Friday, September 01, 2006

Exercise Makes You Creative

Often during my daily walk, even if I'm now stuck walking inside these days due to all the rain, I find my mind wandering. Sometimes it is silly stuff like imagining I'm on the Ellen DeGeneres show promoting my new novel, which of course is wildly successful. But most often I've got something on my mind that needs figuring out. For example, maybe I'm thinking about the next section of my dissertation that I need to tackle. Or, I might have a jewelry design I'm working on. Repetitive excercise like walking or riding my bike always gets my creative juices flowing, and it looks like I'm not alone according to this article from the Kansas City Star:

Fitness buffs of all professions have long known that the best way to unlock creativity is to go for a bike ride, run or swim.

Now science is proving that eureka moments during exercise are more than anecdote.

Stephen Ramocki, a marketing professor at Rhode Island College, found that a single aerobic workout is enough to kick the brains of college students into higher gear — and that the benefit lasts at least a couple of hours. To function optimally, each person’s brain needs a physically fit body, Ramocki says.

Creativity tends to be the result of a two-stage process, says R. Keith Sawyer, a psychologist at Washington University in St. Louis.

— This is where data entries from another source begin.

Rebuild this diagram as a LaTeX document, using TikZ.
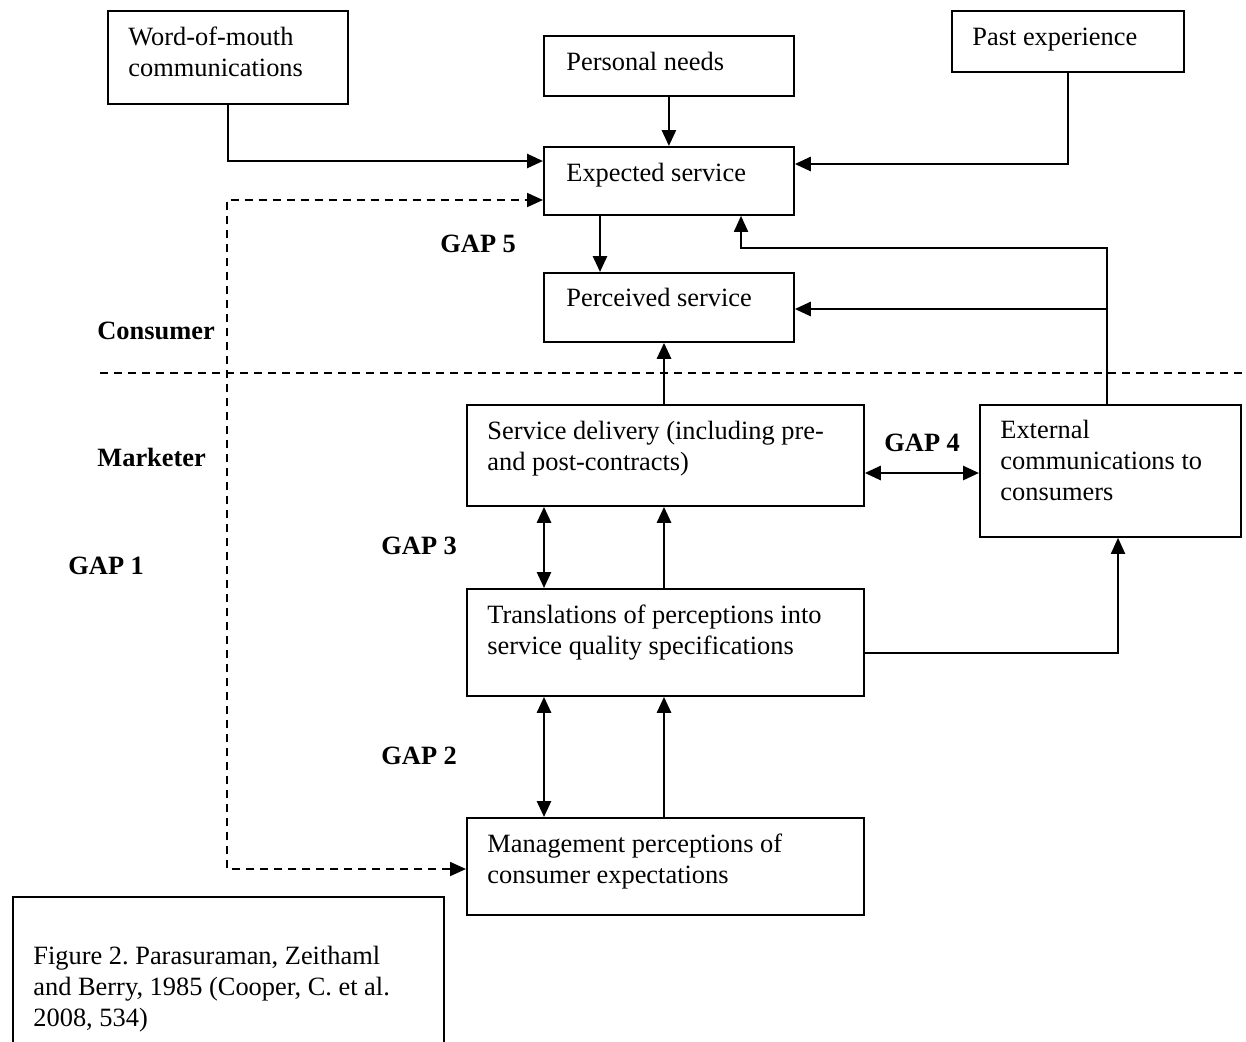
\documentclass[tikz,border=0pt]{standalone}
\usepackage{fontspec}
\setmainfont{Liberation Serif}
\usetikzlibrary{arrows.meta}
\frenchspacing
\begin{document}
\begin{tikzpicture}[x=0.5pt,y=-0.5pt,
  font=\fontsize{13.2}{15.5}\selectfont,
  box/.style={draw,line width=0.9pt,inner sep=0pt,anchor=north west},
  txt/.style={anchor=base west,inner sep=0pt,align=left},
  lbl/.style={anchor=base west,inner sep=0pt,font=\fontsize{13.2}{15.5}\selectfont\bfseries},
  arr/.style={line width=1.35pt,-{Triangle[length=8pt,width=7pt]}},
  thin/.style={line width=0.9pt,-{Triangle[length=8pt,width=7pt]}},
  darr/.style={line width=1.35pt,{Triangle[length=8pt,width=7pt]}-{Triangle[length=8pt,width=7pt]}},
  dline/.style={line width=0.9pt,dash pattern=on 4pt off 3pt},
  plain/.style={line width=0.9pt}]
\useasboundingbox (0,0) rectangle (1246,1041);
\clip (0,0) rectangle (1246,1041);
% boxes
\node[box,minimum width=120pt,minimum height=46.5pt] (wom) at (107,10) {};
\node[box,minimum width=125pt,minimum height=30pt] (pn) at (543,35) {};
\node[box,minimum width=116pt,minimum height=30.5pt] (past) at (951,10) {};
\node[box,minimum width=125pt,minimum height=34pt] (exp) at (543,146) {};
\node[box,minimum width=125pt,minimum height=34.5pt] (perc) at (543,272) {};
\node[box,minimum width=198.5pt,minimum height=50.5pt] (sd) at (466,404) {};
\node[box,minimum width=130.5pt,minimum height=66pt] (ext) at (979,404) {};
\node[box,minimum width=198.5pt,minimum height=53.5pt] (tr) at (466,588) {};
\node[box,minimum width=198.5pt,minimum height=48.5pt] (mg) at (466,817) {};
\node[box,minimum width=215.5pt,minimum height=85pt] (fig) at (12,896) {};
% box texts (multi-line nodes: base = last line)
\node[txt] (womt) at (128,76) {Word-of-mouth\\communications};
\node[txt] (pnt) at (566,70) {Personal needs};
\node[txt] (pastt) at (972,45) {Past experience};
\node[txt] (expt) at (566,181) {Expected service};
\node[txt] (perct) at (566,306) {Perceived service};
\node[txt] (sdt) at (487,470) {Service delivery (including pre-\\and post-contracts)};
\node[txt] (extt) at (1000,500) {External\\communications to\\consumers};
\node[txt] (trt) at (487,654) {Translations of perceptions into\\service quality specifications};
\node[txt] (mgt) at (487,883) {Management perceptions of\\consumer expectations};
\node[txt] (figt) at (33,1026) {Figure 2. Parasuraman, Zeithaml\\and Berry, 1985 (Cooper, C. et al.\\2008, 534)};
% labels
\node[lbl] (g5) at (440,252) {GAP 5};
\node[lbl] (cons) at (97,339) {Consumer};
\node[lbl] (mark) at (97,466) {Marketer};
\node[lbl] (g1) at (68,574) {GAP 1};
\node[lbl] (g3) at (381,554) {GAP 3};
\node[lbl] (g4) at (884,451) {GAP 4};
\node[lbl] (g2) at (381,764) {GAP 2};
% dividing line
\coordinate (dl) at (100,373);
\coordinate (dr) at (1250,373);
\draw[dline] (dl) -- (dr);
% connectors
\draw[arr] (wom.south) |- (exp.west |- 0,161);
\draw[arr] (pn.south) -- (exp.north);
\draw[arr] (past.south) |- (exp.east |- 0,164);
\draw[arr] (exp.south -| 600,0) -- (perc.north -| 600,0);
\coordinate (bend) at (741,248);
\coordinate (br) at (1107,309);
\draw[thin] (ext.north -| 1107,0) |- (bend) -- (exp.south -| bend);
\draw[arr] (br) -- (perc.east |- br);
\draw[arr] (sd.north -| 664,0) -- (perc.south -| 664,0);
\draw[darr] (sd.east |- 0,473) -- (ext.west |- 0,473);
\draw[darr] (sd.south -| 544,0) -- (tr.north -| 544,0);
\draw[arr] (tr.north -| 664,0) -- (sd.south -| 664,0);
\draw[thin] (tr.east |- 0,653) -| (ext.south -| 1118,0);
\draw[darr] (tr.south -| 544,0) -- (mg.north -| 544,0);
\draw[arr] (mg.north -| 664,0) -- (tr.south -| 664,0);
\coordinate (gc) at (227,200);
\draw[dline,{Triangle[length=8pt,width=7pt]}-{Triangle[length=8pt,width=7pt]}] (mg.west |- 0,869) -| (gc) -- (exp.west |- gc);
\end{tikzpicture}
\end{document}
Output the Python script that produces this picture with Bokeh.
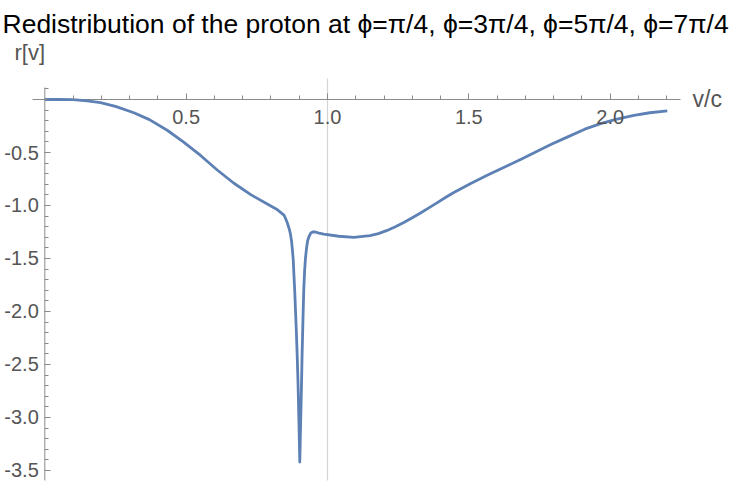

The first stage is data gathering. That’s when you’re working hard to bone up on background material that you’ll need to solve your problem. But the moment of insight tends to come when, having worked hard, you take time off for a change of pace.

Perhaps that’s because during the preparation stage, the mind is so narrowly focused that it ignores random-seeming associations percolating in the subconscious. Yet creativity is, by definition, the process of making unexpected leaps.

When you’re deliberately working on a problem, such thoughts seem like distractions, so you tune them out. To free up the mind, Sawyer says, creative people tend to schedule “idle time” in which to do something completely different, such as listening to music or taking a bike ride.

There you go - yet another excuse to exercise regularly.